─── ENTRIES PROVIDED

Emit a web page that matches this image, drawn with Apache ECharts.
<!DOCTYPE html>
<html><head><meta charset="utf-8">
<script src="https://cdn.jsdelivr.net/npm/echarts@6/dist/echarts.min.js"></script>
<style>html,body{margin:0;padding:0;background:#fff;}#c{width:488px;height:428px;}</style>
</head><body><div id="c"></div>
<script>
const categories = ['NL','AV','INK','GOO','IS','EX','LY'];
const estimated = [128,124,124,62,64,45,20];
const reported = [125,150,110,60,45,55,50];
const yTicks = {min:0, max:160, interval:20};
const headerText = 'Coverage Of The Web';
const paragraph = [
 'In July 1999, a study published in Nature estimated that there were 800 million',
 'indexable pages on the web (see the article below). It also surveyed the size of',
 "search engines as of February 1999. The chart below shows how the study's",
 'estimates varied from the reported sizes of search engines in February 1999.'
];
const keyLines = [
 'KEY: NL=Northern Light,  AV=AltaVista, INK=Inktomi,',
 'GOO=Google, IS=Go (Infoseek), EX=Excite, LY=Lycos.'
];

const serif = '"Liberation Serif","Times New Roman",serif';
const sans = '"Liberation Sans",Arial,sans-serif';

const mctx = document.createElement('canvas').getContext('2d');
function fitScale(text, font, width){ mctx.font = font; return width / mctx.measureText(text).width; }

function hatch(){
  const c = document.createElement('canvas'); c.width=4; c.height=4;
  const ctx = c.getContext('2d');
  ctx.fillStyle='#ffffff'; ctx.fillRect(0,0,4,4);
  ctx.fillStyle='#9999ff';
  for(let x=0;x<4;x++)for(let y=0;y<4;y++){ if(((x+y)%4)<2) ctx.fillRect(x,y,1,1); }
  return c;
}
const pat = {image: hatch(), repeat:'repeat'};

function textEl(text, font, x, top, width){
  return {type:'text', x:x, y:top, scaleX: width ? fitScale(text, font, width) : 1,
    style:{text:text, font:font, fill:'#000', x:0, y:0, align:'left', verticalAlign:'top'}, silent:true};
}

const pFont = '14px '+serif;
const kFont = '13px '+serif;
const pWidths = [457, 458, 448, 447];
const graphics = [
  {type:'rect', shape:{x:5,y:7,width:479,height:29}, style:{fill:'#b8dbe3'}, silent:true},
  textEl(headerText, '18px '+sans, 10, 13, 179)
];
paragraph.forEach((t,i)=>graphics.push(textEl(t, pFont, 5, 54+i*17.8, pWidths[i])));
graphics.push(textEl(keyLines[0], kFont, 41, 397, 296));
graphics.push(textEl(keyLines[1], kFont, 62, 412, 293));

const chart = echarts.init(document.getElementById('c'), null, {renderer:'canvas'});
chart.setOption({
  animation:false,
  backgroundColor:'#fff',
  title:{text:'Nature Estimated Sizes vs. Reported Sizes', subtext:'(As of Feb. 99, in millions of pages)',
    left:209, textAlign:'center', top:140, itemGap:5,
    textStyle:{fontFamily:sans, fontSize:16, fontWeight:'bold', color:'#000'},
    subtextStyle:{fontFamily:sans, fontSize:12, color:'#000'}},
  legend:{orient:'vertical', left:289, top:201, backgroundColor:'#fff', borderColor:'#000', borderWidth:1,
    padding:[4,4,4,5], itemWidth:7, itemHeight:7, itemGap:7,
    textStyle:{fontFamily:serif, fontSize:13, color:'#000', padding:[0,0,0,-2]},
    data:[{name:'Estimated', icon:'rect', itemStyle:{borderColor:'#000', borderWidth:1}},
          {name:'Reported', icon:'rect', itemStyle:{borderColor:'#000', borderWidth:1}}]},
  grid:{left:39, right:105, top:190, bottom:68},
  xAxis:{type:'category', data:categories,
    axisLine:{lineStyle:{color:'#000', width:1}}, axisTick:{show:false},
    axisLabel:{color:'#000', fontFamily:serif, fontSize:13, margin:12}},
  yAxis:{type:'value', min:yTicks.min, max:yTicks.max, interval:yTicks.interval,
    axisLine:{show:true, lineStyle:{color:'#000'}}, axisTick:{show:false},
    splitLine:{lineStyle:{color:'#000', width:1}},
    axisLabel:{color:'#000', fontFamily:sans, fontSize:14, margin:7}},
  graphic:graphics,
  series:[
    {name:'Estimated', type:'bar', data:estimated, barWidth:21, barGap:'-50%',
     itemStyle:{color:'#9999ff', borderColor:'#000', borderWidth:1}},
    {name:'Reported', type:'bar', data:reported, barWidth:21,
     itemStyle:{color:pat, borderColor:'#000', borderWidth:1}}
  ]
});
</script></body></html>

──────
─── ENTRIES PROVIDED

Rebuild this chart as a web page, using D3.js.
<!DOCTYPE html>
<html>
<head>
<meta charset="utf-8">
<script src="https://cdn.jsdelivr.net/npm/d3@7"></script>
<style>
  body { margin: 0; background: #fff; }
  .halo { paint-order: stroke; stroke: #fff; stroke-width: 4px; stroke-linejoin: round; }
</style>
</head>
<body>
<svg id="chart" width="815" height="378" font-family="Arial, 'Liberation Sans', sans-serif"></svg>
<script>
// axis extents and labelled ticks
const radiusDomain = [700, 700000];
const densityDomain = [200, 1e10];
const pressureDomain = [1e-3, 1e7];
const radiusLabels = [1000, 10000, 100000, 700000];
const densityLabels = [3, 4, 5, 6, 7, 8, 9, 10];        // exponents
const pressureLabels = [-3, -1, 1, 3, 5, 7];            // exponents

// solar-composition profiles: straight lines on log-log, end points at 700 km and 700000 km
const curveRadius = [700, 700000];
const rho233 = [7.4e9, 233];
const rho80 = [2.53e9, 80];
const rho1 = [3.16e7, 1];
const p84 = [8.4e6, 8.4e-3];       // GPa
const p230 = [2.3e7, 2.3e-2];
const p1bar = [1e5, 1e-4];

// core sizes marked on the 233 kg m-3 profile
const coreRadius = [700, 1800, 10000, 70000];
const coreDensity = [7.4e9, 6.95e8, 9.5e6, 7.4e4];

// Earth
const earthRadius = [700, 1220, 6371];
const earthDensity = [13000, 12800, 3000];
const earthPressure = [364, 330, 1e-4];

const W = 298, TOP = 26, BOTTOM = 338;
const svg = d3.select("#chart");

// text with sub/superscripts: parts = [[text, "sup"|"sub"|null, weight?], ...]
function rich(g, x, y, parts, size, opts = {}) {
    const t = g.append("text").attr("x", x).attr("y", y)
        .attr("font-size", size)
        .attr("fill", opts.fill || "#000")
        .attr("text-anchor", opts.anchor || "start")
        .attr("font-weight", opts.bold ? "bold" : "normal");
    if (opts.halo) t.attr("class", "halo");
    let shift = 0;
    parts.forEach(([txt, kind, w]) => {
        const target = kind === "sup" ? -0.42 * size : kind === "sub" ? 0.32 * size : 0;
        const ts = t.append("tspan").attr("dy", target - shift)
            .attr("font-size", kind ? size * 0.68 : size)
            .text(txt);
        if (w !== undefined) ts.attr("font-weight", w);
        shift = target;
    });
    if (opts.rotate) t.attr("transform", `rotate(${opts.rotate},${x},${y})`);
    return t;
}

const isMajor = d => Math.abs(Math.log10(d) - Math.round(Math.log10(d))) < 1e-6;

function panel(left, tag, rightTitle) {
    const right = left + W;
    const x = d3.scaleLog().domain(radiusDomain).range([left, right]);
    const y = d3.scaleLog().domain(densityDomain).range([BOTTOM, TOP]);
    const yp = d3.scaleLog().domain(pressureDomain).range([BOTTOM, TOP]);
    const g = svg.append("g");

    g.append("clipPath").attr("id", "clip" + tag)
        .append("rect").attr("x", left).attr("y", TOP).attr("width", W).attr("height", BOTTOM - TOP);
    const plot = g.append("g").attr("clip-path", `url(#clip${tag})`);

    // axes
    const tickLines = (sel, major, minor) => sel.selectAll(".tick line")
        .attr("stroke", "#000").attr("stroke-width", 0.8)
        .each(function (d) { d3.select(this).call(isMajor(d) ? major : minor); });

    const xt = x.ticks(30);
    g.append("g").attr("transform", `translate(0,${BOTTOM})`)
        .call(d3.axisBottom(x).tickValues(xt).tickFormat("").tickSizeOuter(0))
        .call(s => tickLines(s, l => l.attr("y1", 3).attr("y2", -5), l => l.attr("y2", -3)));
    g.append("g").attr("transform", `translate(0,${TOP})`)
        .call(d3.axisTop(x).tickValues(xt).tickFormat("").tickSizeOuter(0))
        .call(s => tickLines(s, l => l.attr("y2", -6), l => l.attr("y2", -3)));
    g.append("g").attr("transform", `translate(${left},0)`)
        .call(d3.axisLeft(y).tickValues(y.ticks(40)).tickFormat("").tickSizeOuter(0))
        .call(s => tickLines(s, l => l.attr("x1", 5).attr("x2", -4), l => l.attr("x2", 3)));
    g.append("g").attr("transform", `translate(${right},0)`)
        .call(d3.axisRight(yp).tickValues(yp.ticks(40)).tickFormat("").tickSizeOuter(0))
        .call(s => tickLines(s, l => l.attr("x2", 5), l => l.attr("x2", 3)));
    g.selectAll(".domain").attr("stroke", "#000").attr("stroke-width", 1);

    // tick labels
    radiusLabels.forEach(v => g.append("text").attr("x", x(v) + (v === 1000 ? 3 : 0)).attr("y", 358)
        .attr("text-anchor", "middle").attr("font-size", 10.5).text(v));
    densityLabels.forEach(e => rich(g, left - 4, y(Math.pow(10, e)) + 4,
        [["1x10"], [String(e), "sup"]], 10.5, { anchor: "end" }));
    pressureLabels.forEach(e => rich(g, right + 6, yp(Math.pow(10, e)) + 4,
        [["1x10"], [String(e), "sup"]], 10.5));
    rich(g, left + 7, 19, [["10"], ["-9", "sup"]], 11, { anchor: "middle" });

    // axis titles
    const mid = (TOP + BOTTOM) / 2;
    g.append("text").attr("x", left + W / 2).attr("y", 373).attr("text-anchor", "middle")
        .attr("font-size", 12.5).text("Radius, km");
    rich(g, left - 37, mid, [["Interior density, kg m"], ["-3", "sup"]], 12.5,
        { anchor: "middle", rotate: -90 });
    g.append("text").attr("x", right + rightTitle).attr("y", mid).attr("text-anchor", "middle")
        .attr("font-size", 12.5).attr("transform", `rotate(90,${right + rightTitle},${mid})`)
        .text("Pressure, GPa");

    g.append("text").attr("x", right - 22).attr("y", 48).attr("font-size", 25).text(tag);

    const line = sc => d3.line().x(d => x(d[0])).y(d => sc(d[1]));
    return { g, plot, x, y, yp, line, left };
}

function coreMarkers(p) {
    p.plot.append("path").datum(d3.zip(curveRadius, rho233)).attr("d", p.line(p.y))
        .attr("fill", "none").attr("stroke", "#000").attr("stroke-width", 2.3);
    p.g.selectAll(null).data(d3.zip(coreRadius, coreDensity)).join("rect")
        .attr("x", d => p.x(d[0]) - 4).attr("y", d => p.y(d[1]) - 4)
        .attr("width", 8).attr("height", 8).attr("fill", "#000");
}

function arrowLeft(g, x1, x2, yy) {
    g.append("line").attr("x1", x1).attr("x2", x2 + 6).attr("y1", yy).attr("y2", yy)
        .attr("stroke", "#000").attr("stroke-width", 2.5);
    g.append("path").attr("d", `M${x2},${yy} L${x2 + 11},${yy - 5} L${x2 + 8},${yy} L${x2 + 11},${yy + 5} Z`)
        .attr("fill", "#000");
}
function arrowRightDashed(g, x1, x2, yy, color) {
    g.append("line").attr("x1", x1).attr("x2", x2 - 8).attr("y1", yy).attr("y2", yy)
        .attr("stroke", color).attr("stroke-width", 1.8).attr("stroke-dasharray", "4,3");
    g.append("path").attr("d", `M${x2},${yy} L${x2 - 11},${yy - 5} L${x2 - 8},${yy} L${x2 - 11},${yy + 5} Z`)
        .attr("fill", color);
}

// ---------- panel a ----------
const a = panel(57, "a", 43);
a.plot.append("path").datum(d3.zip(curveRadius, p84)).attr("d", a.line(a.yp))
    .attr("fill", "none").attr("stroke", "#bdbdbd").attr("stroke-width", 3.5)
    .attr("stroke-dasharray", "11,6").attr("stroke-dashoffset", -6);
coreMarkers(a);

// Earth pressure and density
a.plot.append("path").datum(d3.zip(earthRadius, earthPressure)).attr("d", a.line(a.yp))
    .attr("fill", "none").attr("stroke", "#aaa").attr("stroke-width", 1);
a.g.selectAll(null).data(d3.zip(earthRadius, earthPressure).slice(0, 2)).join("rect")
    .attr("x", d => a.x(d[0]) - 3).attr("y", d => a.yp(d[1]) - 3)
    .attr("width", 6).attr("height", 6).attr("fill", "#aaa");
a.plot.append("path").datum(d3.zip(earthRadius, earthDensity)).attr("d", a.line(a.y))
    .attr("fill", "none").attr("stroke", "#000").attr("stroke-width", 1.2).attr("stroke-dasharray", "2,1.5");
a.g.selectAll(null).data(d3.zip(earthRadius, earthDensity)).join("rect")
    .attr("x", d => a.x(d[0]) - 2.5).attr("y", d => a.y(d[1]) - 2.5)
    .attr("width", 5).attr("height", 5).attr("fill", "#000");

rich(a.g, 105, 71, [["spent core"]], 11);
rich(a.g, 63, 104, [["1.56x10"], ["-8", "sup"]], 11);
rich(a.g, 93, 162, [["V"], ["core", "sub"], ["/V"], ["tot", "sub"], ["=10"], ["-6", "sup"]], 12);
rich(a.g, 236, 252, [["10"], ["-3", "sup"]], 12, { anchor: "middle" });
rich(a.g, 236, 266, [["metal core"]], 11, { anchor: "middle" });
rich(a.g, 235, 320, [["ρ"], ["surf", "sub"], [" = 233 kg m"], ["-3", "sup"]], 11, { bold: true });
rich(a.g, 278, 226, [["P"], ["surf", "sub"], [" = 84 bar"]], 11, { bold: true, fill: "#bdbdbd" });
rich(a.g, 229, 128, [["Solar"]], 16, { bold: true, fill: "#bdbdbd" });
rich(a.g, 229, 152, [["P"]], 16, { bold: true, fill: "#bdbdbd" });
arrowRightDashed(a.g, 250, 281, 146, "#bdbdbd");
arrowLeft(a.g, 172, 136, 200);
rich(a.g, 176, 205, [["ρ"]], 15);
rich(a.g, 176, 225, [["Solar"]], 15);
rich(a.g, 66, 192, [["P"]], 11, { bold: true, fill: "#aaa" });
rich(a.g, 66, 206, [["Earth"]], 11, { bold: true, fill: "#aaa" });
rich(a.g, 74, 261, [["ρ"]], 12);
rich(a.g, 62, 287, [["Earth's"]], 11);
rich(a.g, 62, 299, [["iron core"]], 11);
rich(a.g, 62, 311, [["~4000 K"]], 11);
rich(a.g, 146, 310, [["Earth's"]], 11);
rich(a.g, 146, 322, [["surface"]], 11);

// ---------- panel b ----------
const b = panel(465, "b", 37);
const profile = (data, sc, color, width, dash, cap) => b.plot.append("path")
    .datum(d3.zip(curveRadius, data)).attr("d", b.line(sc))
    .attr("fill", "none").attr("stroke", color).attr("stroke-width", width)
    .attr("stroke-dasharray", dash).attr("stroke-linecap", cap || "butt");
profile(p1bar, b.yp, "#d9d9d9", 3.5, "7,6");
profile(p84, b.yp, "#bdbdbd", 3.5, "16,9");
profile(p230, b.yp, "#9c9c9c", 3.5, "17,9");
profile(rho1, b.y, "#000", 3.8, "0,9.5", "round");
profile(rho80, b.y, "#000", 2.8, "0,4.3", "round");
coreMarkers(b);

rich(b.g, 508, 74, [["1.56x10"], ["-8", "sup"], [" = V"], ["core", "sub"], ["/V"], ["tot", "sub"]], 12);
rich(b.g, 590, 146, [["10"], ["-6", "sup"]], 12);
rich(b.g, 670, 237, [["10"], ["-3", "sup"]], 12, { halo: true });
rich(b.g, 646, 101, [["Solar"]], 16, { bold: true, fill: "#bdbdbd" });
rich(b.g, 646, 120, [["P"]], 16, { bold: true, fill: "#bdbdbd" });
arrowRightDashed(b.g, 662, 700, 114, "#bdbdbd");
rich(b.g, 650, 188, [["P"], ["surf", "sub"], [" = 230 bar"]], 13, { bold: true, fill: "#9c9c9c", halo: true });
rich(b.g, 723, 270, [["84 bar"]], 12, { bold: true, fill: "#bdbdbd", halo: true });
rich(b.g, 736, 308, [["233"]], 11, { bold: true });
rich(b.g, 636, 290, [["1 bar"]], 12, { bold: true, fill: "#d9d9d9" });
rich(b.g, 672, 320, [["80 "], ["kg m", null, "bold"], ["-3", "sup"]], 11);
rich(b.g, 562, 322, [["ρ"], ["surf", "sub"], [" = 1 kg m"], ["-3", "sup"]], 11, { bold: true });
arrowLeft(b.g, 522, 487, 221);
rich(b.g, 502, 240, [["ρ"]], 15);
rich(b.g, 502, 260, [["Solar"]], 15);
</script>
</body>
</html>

──────

--- WHAT THIS TASK INVOLVES ---
Exactly and only the lines from the line with "Rebuild this chart" to the line with "const pressureLabels = [-3, -1, 1, 3, 5, 7];", both included, are to be printed.

--- EXERCISE ANSWER ---
Rebuild this chart as a web page, using D3.js.
<!DOCTYPE html>
<html>
<head>
<meta charset="utf-8">
<script src="https://cdn.jsdelivr.net/npm/d3@7"></script>
<style>
  body { margin: 0; background: #fff; }
  .halo { paint-order: stroke; stroke: #fff; stroke-width: 4px; stroke-linejoin: round; }
</style>
</head>
<body>
<svg id="chart" width="815" height="378" font-family="Arial, 'Liberation Sans', sans-serif"></svg>
<script>
// axis extents and labelled ticks
const radiusDomain = [700, 700000];
const densityDomain = [200, 1e10];
const pressureDomain = [1e-3, 1e7];
const radiusLabels = [1000, 10000, 100000, 700000];
const densityLabels = [3, 4, 5, 6, 7, 8, 9, 10];        // exponents
const pressureLabels = [-3, -1, 1, 3, 5, 7];            // exponents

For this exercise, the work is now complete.